Task goal: Set down each line of the data below exactly as it stands, dropping the pictures.
Start Data for this exercise
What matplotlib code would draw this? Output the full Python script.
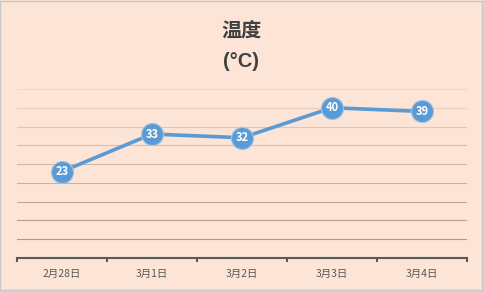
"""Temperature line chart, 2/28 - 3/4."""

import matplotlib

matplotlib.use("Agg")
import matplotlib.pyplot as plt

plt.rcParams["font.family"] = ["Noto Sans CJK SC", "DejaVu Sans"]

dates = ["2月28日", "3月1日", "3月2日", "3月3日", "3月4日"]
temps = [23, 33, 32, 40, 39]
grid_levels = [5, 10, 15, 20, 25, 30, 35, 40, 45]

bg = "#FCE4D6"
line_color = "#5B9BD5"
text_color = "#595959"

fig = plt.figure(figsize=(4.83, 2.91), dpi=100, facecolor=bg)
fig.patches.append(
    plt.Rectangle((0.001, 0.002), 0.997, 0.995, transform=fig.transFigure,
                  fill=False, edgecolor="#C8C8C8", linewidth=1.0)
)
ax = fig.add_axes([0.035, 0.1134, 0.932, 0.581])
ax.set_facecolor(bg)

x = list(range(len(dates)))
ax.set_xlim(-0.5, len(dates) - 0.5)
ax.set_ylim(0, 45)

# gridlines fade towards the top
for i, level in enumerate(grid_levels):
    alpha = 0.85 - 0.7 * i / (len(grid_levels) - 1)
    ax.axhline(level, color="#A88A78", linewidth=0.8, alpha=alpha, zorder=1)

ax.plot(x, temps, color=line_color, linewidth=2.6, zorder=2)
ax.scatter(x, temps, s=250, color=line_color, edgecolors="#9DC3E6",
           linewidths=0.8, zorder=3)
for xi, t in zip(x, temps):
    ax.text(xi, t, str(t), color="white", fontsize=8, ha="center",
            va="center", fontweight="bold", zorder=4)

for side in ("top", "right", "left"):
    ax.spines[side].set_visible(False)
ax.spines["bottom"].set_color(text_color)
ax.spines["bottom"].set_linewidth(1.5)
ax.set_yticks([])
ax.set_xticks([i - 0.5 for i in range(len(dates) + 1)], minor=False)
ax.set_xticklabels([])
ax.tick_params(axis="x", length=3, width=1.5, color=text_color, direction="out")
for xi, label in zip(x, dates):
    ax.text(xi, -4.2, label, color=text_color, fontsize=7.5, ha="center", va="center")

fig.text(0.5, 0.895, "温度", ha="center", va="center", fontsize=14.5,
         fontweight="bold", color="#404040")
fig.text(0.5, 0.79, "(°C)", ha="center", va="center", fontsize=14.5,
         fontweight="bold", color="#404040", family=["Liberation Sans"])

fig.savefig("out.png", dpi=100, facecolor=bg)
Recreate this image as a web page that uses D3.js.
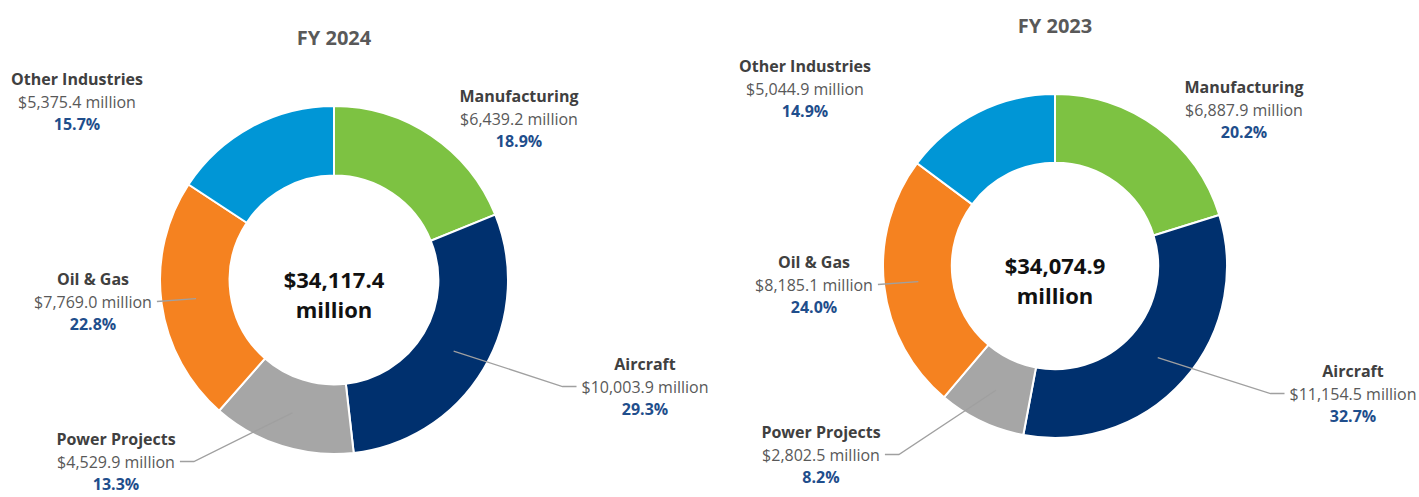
End Data for this exercise
Exercise response:
What matplotlib code would draw this? Output the full Python script.
"""Temperature line chart, 2/28 - 3/4."""

import matplotlib

matplotlib.use("Agg")
import matplotlib.pyplot as plt

plt.rcParams["font.family"] = ["Noto Sans CJK SC", "DejaVu Sans"]

dates = ["2月28日", "3月1日", "3月2日", "3月3日", "3月4日"]
temps = [23, 33, 32, 40, 39]
grid_levels = [5, 10, 15, 20, 25, 30, 35, 40, 45]

bg = "#FCE4D6"
line_color = "#5B9BD5"
text_color = "#595959"

fig = plt.figure(figsize=(4.83, 2.91), dpi=100, facecolor=bg)
fig.patches.append(
    plt.Rectangle((0.001, 0.002), 0.997, 0.995, transform=fig.transFigure,
                  fill=False, edgecolor="#C8C8C8", linewidth=1.0)
)
ax = fig.add_axes([0.035, 0.1134, 0.932, 0.581])
ax.set_facecolor(bg)

x = list(range(len(dates)))
ax.set_xlim(-0.5, len(dates) - 0.5)
ax.set_ylim(0, 45)

# gridlines fade towards the top
for i, level in enumerate(grid_levels):
    alpha = 0.85 - 0.7 * i / (len(grid_levels) - 1)
    ax.axhline(level, color="#A88A78", linewidth=0.8, alpha=alpha, zorder=1)

ax.plot(x, temps, color=line_color, linewidth=2.6, zorder=2)
ax.scatter(x, temps, s=250, color=line_color, edgecolors="#9DC3E6",
           linewidths=0.8, zorder=3)
for xi, t in zip(x, temps):
    ax.text(xi, t, str(t), color="white", fontsize=8, ha="center",
            va="center", fontweight="bold", zorder=4)

for side in ("top", "right", "left"):
    ax.spines[side].set_visible(False)
ax.spines["bottom"].set_color(text_color)
ax.spines["bottom"].set_linewidth(1.5)
ax.set_yticks([])
ax.set_xticks([i - 0.5 for i in range(len(dates) + 1)], minor=False)
ax.set_xticklabels([])
ax.tick_params(axis="x", length=3, width=1.5, color=text_color, direction="out")
for xi, label in zip(x, dates):
    ax.text(xi, -4.2, label, color=text_color, fontsize=7.5, ha="center", va="center")

fig.text(0.5, 0.895, "温度", ha="center", va="center", fontsize=14.5,
         fontweight="bold", color="#404040")
fig.text(0.5, 0.79, "(°C)", ha="center", va="center", fontsize=14.5,
         fontweight="bold", color="#404040", family=["Liberation Sans"])

fig.savefig("out.png", dpi=100, facecolor=bg)
Recreate this image as a web page that uses D3.js.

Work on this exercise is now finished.